Census: more than half of all Americans under age 1 are minorities

I’ve written a lot about changing demographics over the years, and here’s some news that we’ve known was coming for a long time.

From the U.S. Census’ Most Children Younger Than Age 1 are Minorities, Census Bureau Reports:

The U.S. Census Bureau today released a set of estimates showing that 50.4 percent of our nation’s population younger than age 1 were minorities as of July 1, 2011. This is up from 49.5 percent from the 2010 Census taken April 1, 2010. A minority is anyone who is not single-race white and not Hispanic.

The population younger than age 5 was 49.7 percent minority in 2011, up from 49.0 percent in 2010. A population greater than 50 percent minority is considered “majority-minority.”

These are the first set of population estimates by race, Hispanic origin, age and sex since the 2010 Census. They examine population change for these groups nationally, as well as within all states and counties, between Census Day (April 1, 2010) and July 1, 2011. Also released were population estimates for Puerto Rico and its municipios by age and sex.

There were 114 million minorities in 2011, or 36.6 percent of the U.S. population. In 2010, it stood at 36.1 percent.

There were five majority-minority states or equivalents in 2011: Hawaii (77.1 percent minority), the District of Columbia (64.7 percent), California (60.3 percent), New Mexico (59.8 percent) and Texas (55.2 percent). No other state had a minority population greater than 46.4 percent of the total.

From the New York Times:

While over all, [non-Hispanic] whites will remain a majority for some time, the fact that a younger generation is being born in which minorities are the majority has broad implications for the country’s economy, its political life and its identity. “This is an important tipping point,” said William H. Frey, the senior demographer at the Brookings Institution, describing the shift as a “transformation from a mostly white baby boomer culture to the more globalized multiethnic country that we are becoming.”
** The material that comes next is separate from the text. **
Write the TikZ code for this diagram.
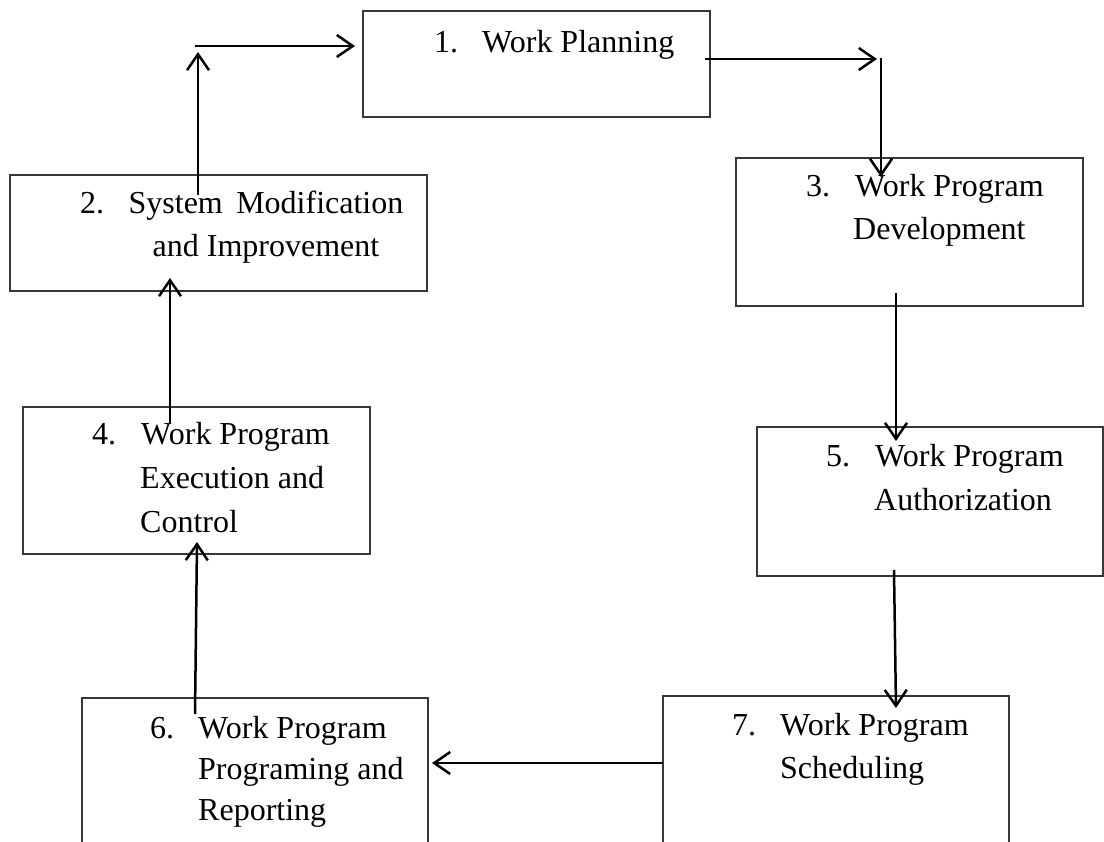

Signs that the country is evolving this way start with the Oval Office, and have swept hundreds of counties in recent years, with 348 in which whites are no longer in the majority. That number doubles when it comes to the toddler population, Mr. Frey said. Whites are no longer the majority in four states and the District of Columbia, and have slipped below half in many major metro areas, including New York, Las Vegas and Memphis.

A more diverse young population forms the basis of a generational divide with the country’s elderly, a group that is largely white and grew up in a world that was too.

As noted in the NYT piece, the U.S. has a pretty sorry track record of educating minority students, which will obviously have to change.

And as noted in the piece, the increase in minority births is vital to keep the nation from becoming too “top heavy”, with a disproportionate number of older Americans not in the workforce compared to younger Americans who are working.

In Georgia, over 70% of residents over 65 are non-Hispanic white, but less than 45% of children 5 and under are non-Hispanic white.

Obviously, this also has profound political implications: if the Republican Party does not attract larger numbers of minority supporters, it will face daunting odds in the future.